On an already peculiar set, where the protagonist spends almost the entirety of the film under a sheet, Lowery found himself in the unfamiliar position directing scenes in another language. “Directing in Spanish was really a special experience for me, because I know just enough to understand what’s being said. I wrote the dialogue in English, so that helped, and I had read the script in Spanish and understood vaguely what the actors were saying in the scenes, but they speak faster than I could comprehend, particularly Sonia Acevedo, the mother, who’s a wonderful actress.”
Lowery eschewed heady explanations in favor of a more spiritual method of communicating with his actors, so the language of the text didn’t interfere with getting the key messages across. “I wasn’t able to give her directions in the normal sense, because I couldn’t quite say exactly what line I wanted her to make an adjustment on, so I was directing purely on an emotional level. I was listening to it, and responding to the emotions that she was displaying. I enjoyed that process so much that I didn’t want to muddy it up with subtitles.” Spanish-speakers get an extra layer of context, but for Lowery subtitles were not essential. “I certainly wasn’t opposed to subtitles, because I used them elsewhere in the movie, but for that sequence, I just wanted to let it be about a family that speaks Spanish. If you understand what they’re saying, I think it does add things to the film, but if you don’t it’s still ok, because the emotion is all there.” A Ghost Story is truly a breathtaking experience.

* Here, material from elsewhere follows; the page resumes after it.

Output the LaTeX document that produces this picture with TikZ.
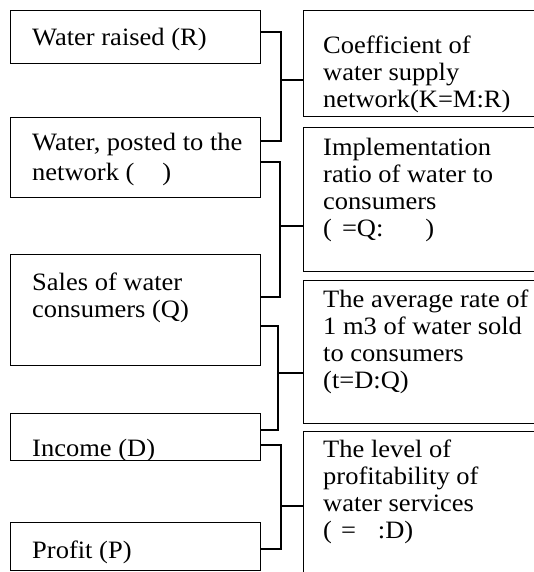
\documentclass[tikz,border=0pt]{standalone}
\usepackage{fontspec}
\setmainfont{Liberation Serif}[FakeStretch=1.06]
\usetikzlibrary{calc}
\newcommand\mlines[1]{\begin{tabular}[t]{@{}l@{}}#1\end{tabular}}
\begin{document}
\begin{tikzpicture}[x=1pt,y=-1pt,
  box/.style={draw,line width=1.3pt,anchor=north west,inner sep=0pt,minimum width=250pt},
  rbox/.style={draw,line width=1.3pt,anchor=north west,inner sep=0pt,minimum width=240pt},
  txt/.style={anchor=base west,inner sep=0pt,font=\fontsize{25}{27}\selectfont},
  conn/.style={line width=1.3pt}]
\useasboundingbox (0,0) rectangle (534,572);
\clip (0,0) rectangle (534,572);
\fill[white] (0,0) rectangle (534,572);
% left boxes
\node[box,minimum height=53pt]  (b1) at (10,10)  {};
\node[box,minimum height=80pt]  (b2) at (10,117) {};
\node[box,minimum height=111pt] (b3) at (10,254) {};
\node[box,minimum height=47pt]  (b4) at (10,413) {};
\node[box,minimum height=48pt]  (b5) at (10,522) {};
% right boxes
\node[rbox,minimum height=106pt] (r1) at (303,10)  {};
\node[rbox,minimum height=144pt] (r2) at (303,127) {};
\node[rbox,minimum height=143pt] (r3) at (303,280) {};
\node[rbox,minimum height=160pt] (r4) at (303,431) {};
% texts
\node[txt] (t1) at (32,46) {Water raised (R)};
\node[txt] (t2) at (32,151) {\mlines{Water, posted to the\\[2pt] network (\hspace{28pt})}};
\node[txt] (t3) at (32,290) {\mlines{Sales of water\\consumers (Q)}};
\begin{scope}
\clip (b4.north west) rectangle ($(b4.south east)+(0,-1.5)$);
\node[txt] (t4) at (32,456) {Income (D)};
\end{scope}
\node[txt] (t5) at (32,558) {Profit (P)};
\begin{scope}
\clip (r1.north west) rectangle ($(r1.south east)+(0,-5)$);
\node[txt] (u1) at (323,54) {\mlines{Coefficient of\\water supply\\network(K=M:R)}};
\end{scope}
\node[txt] (u2) at (323,156) {\mlines{Implementation\\ratio of water to\\consumers\\(\hspace{10pt}=Q:\hspace{42pt})}};
\node[txt] (u3) at (323,307) {\mlines{The average rate of\\1 m3 of water sold\\to consumers\\(t=D:Q)}};
\node[txt] (u4) at (323,457) {\mlines{The level of\\profitability of\\water services\\(\hspace{9pt}=\hspace{22pt}:D)}};
% connectors
\coordinate (k1) at (281,80);
\coordinate (k2) at (280,226);
\coordinate (k3) at (278,373);
\coordinate (k4) at (281,506);
\draw[conn] ($(b1.north east)+(0,22)$) -| (k1) |- ($(b2.north east)+(0,24)$);
\draw[conn] (k1) -- (k1 -| r1.west);
\draw[conn] ($(b2.north east)+(0,45)$) -| (k2) |- ($(b3.north east)+(0,43)$);
\draw[conn] (k2) -- (k2 -| r2.west);
\draw[conn] ($(b3.north east)+(0,72)$) -| (k3) |- ($(b4.north east)+(0,17)$);
\draw[conn] (k3) -- (k3 -| r3.west);
\draw[conn] ($(b4.north east)+(0,32)$) -| (k4) |- ($(b5.north east)+(0,27)$);
\draw[conn] (k4) -- (k4 -| r4.west);
\end{tikzpicture}
\end{document}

Just before our chat is over, Lowery reminds me one more time why he loves Spanish “Spanish, which is again a language that I love, is the language of magical realism to me. I think of all the great Spanish poets and Gabriel García Márquez, which added so much to the film. I’m glad that you appreciated it, because it was one of my favorite parts of the movie to make. “
A Ghost Story opened in Los Angeles and New York on July 7 and has since expanded to more cities.